# 38 value



## pikepaul (Apr 30, 2009)

I know it is hard to determine the exact value, but a narrow range would be appreciated. Never shot. Factory box, factory parts list, instructions for use, maintance and specifications sheet in like new condition. 4" barrel, stamped "bic o6769" on the yoke readable when the cylinder is swung open. The cylinder is free of any marks in the blueing from indexing it. The serial number is 3 D74 xxx. In addition to approximate value any information about this piece will be appreciated.

Thanks,
Paul


----------



## Freedom1911 (Oct 22, 2009)

pikepaul said:


> I know it is hard to determine the exact value, but a narrow range would be appreciated. Never shot. Factory box, factory parts list, instructions for use, maintance and specifications sheet in like new condition. 4" barrel, stamped "bic o6769" on the yoke readable when the cylinder is swung open. The cylinder is free of any marks in the blueing from indexing it. The serial number is 3 D74 xxx.

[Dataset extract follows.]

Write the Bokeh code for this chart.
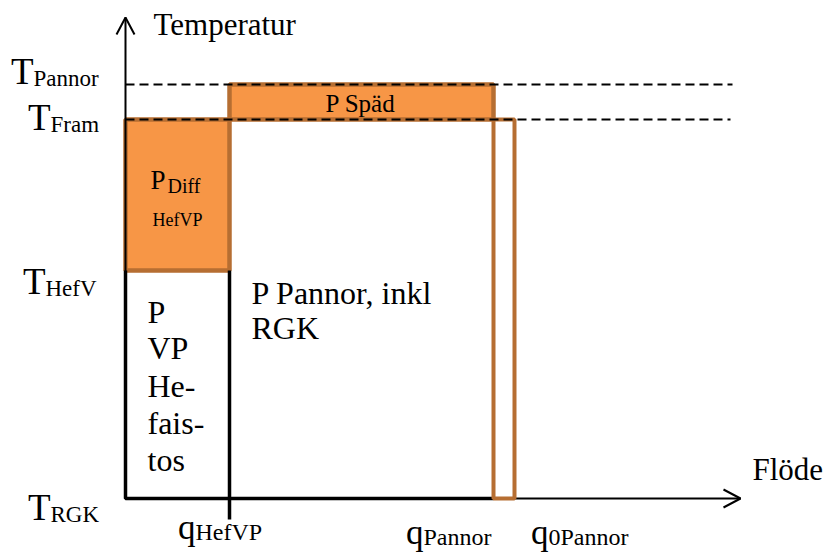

In addition to approximate value any information about this piece will be appreciated.
> 
> Thanks,
> Paul


I gather this is a Smith revolver. But what is the model name.
The type of Smith will determine value.


----------



## pikepaul (Apr 30, 2009)

it is a model M&P 10. Sorry


----------



## Freedom1911 (Oct 22, 2009)

pikepaul said:


> it is a model M&P 10. Sorry


No Problem.
I could not find any way to determine value on the gun but I did find this sight that might help you http://www.usedprice.com/items/guns.../10-victory-model-military-314186.html?&q=#10

Good luck.


----------